■ **Aim of the exercise**
Starting with the first line of the listing, quote each line exactly until and including the one with "0.51, 0.54, 0];", leaving pictures out.
• • •
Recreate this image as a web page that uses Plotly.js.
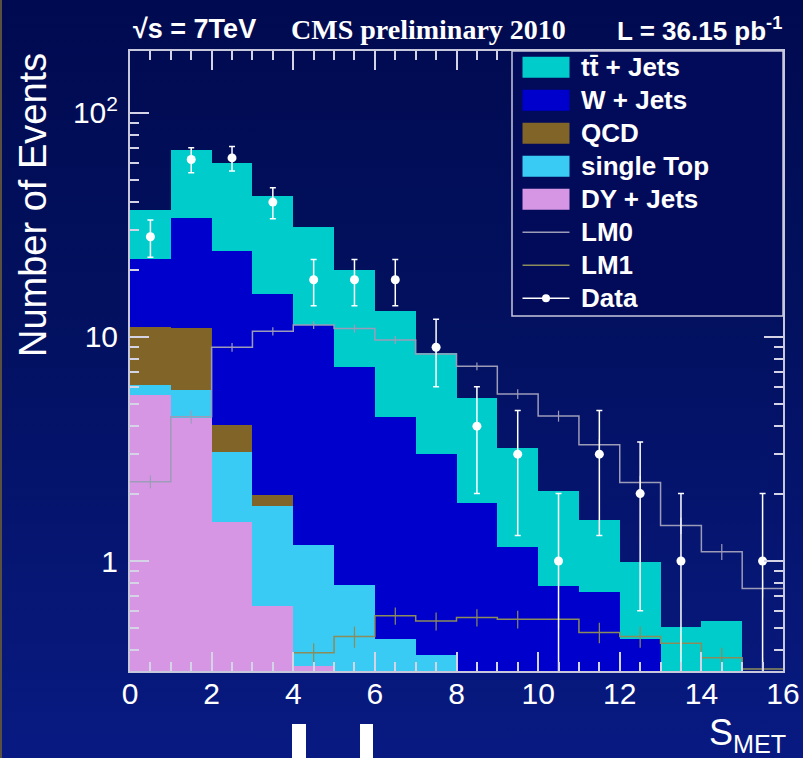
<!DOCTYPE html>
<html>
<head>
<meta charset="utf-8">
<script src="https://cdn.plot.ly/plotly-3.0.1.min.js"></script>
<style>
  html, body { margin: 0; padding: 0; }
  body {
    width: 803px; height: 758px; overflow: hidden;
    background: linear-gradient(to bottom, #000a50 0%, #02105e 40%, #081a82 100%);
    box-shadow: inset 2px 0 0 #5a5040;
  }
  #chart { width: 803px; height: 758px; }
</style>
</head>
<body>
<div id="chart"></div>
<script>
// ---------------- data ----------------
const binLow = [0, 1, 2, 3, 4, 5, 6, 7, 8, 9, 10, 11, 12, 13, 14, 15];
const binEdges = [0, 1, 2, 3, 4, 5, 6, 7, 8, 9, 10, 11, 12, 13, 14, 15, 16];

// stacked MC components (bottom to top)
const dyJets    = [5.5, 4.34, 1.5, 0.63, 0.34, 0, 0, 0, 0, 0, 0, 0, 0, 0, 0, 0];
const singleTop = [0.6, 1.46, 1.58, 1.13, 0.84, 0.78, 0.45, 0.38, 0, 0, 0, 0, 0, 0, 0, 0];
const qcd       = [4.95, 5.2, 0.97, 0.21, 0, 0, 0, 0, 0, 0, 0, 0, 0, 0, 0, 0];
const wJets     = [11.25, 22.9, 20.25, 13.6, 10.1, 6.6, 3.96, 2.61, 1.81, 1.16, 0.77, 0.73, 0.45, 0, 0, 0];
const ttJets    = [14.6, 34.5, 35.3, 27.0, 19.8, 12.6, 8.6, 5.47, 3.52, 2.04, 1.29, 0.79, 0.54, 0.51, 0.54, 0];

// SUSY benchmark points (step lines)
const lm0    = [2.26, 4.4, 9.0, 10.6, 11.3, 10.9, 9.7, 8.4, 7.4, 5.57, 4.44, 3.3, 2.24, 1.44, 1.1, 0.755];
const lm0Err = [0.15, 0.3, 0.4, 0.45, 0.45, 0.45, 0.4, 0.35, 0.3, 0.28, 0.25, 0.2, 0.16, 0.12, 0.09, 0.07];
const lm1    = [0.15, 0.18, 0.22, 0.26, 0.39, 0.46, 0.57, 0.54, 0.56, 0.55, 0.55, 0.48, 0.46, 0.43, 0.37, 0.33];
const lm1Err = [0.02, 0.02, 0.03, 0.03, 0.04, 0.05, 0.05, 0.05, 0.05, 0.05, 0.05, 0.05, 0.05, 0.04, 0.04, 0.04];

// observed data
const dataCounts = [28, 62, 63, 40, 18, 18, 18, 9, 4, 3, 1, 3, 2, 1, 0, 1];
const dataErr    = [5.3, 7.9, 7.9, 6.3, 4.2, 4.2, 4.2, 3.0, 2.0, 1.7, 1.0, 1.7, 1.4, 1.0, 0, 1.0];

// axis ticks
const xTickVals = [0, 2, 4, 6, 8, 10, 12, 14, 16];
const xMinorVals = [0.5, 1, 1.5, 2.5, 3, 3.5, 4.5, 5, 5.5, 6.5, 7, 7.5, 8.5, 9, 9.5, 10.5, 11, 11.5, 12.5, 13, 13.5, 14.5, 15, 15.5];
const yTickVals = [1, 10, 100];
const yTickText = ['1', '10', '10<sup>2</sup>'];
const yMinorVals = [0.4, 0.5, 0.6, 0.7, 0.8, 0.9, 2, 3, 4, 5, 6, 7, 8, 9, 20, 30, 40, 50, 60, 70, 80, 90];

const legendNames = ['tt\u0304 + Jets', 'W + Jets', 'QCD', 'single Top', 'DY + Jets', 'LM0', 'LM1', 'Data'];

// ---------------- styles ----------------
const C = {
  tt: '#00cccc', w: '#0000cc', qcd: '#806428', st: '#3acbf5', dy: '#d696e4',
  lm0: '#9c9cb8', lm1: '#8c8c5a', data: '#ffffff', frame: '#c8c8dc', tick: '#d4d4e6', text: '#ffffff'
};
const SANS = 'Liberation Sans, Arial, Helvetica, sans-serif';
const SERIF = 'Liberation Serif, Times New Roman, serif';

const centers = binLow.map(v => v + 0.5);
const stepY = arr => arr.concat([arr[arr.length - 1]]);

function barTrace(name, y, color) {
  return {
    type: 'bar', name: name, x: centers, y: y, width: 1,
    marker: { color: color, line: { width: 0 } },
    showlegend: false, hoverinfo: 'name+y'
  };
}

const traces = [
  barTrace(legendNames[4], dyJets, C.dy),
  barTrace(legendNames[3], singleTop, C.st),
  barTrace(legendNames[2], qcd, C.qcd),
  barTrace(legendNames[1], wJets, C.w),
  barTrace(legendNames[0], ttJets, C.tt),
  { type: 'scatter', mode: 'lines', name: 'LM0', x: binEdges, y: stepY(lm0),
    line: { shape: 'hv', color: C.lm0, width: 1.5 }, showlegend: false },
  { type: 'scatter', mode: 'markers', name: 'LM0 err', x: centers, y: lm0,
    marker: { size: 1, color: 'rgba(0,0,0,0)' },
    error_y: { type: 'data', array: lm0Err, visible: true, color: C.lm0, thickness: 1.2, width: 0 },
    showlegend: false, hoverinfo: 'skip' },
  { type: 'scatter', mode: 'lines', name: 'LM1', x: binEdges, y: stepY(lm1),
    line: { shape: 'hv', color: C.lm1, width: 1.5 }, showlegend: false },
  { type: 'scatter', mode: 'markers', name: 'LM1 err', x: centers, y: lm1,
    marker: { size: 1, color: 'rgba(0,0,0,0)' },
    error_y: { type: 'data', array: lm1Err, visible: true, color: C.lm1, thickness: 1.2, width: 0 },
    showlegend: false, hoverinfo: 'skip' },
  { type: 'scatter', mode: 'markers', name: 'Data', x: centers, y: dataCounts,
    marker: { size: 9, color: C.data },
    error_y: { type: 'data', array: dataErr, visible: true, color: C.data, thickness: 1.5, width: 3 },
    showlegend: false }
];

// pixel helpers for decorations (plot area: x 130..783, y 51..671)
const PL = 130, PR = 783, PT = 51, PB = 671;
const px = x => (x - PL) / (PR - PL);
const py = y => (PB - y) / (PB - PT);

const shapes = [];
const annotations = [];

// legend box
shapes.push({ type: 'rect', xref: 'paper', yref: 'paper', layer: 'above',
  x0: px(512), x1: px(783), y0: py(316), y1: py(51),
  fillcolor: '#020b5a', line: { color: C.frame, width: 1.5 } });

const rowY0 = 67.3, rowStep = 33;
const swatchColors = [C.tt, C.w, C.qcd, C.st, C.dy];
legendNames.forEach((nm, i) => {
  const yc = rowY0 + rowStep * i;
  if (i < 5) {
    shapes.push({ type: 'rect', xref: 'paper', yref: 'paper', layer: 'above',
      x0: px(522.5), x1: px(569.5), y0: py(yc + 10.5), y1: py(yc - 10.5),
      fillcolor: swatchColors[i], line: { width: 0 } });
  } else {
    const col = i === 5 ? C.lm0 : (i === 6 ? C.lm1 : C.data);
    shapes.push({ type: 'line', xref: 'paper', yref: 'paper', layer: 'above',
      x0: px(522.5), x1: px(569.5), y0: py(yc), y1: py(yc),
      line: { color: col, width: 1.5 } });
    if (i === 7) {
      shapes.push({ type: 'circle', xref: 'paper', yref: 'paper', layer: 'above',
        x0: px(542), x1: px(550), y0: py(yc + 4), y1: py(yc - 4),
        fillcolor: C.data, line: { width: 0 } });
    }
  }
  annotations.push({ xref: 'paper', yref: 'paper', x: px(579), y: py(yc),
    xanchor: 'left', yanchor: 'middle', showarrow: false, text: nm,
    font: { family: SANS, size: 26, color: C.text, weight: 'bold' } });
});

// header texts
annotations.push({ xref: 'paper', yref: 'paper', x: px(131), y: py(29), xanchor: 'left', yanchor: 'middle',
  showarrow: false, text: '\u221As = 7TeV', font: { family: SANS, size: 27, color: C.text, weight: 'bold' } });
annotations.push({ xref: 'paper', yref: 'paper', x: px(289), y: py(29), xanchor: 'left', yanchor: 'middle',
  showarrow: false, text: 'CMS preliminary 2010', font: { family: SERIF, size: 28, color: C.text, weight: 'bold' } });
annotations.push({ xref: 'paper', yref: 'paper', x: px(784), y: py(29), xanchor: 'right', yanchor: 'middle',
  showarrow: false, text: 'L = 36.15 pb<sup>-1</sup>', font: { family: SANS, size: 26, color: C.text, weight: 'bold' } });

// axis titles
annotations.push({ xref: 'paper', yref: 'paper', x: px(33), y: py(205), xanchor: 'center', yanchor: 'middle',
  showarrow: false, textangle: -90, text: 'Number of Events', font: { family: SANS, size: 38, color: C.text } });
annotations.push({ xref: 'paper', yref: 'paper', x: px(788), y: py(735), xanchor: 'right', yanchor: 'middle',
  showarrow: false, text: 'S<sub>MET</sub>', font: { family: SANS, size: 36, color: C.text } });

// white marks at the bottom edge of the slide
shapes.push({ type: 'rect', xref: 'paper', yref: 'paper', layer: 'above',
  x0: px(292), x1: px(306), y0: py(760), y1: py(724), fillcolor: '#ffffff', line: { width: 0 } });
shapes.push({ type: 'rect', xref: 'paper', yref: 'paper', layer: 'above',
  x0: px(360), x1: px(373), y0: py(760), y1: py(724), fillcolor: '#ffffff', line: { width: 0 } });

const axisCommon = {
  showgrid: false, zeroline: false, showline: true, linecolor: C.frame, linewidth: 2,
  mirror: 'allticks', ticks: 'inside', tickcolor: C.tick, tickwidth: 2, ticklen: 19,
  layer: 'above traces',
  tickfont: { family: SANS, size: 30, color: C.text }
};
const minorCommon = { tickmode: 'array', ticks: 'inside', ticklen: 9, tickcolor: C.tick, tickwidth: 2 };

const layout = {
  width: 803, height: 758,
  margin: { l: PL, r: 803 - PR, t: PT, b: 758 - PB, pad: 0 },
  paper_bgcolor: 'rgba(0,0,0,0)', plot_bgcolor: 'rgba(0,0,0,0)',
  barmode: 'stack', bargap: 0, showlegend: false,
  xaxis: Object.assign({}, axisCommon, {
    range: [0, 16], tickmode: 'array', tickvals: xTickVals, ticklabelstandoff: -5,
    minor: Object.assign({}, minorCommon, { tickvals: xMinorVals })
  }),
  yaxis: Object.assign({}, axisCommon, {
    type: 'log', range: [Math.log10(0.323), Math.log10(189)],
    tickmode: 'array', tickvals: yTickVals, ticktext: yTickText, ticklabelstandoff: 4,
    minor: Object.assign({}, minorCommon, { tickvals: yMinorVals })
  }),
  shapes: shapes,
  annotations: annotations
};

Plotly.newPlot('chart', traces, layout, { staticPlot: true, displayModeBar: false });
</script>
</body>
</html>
• • •
■ **The output**
Recreate this image as a web page that uses Plotly.js.
<!DOCTYPE html>
<html>
<head>
<meta charset="utf-8">
<script src="https://cdn.plot.ly/plotly-3.0.1.min.js"></script>
<style>
  html, body { margin: 0; padding: 0; }
  body {
    width: 803px; height: 758px; overflow: hidden;
    background: linear-gradient(to bottom, #000a50 0%, #02105e 40%, #081a82 100%);
    box-shadow: inset 2px 0 0 #5a5040;
  }
  #chart { width: 803px; height: 758px; }
</style>
</head>
<body>
<div id="chart"></div>
<script>
// ---------------- data ----------------
const binLow = [0, 1, 2, 3, 4, 5, 6, 7, 8, 9, 10, 11, 12, 13, 14, 15];
const binEdges = [0, 1, 2, 3, 4, 5, 6, 7, 8, 9, 10, 11, 12, 13, 14, 15, 16];

// stacked MC components (bottom to top)
const dyJets    = [5.5, 4.34, 1.5, 0.63, 0.34, 0, 0, 0, 0, 0, 0, 0, 0, 0, 0, 0];
const singleTop = [0.6, 1.46, 1.58, 1.13, 0.84, 0.78, 0.45, 0.38, 0, 0, 0, 0, 0, 0, 0, 0];
const qcd       = [4.95, 5.2, 0.97, 0.21, 0, 0, 0, 0, 0, 0, 0, 0, 0, 0, 0, 0];
const wJets     = [11.25, 22.9, 20.25, 13.6, 10.1, 6.6, 3.96, 2.61, 1.81, 1.16, 0.77, 0.73, 0.45, 0, 0, 0];
const ttJets    = [14.6, 34.5, 35.3, 27.0, 19.8, 12.6, 8.6, 5.47, 3.52, 2.04, 1.29, 0.79, 0.54, 0.51, 0.54, 0];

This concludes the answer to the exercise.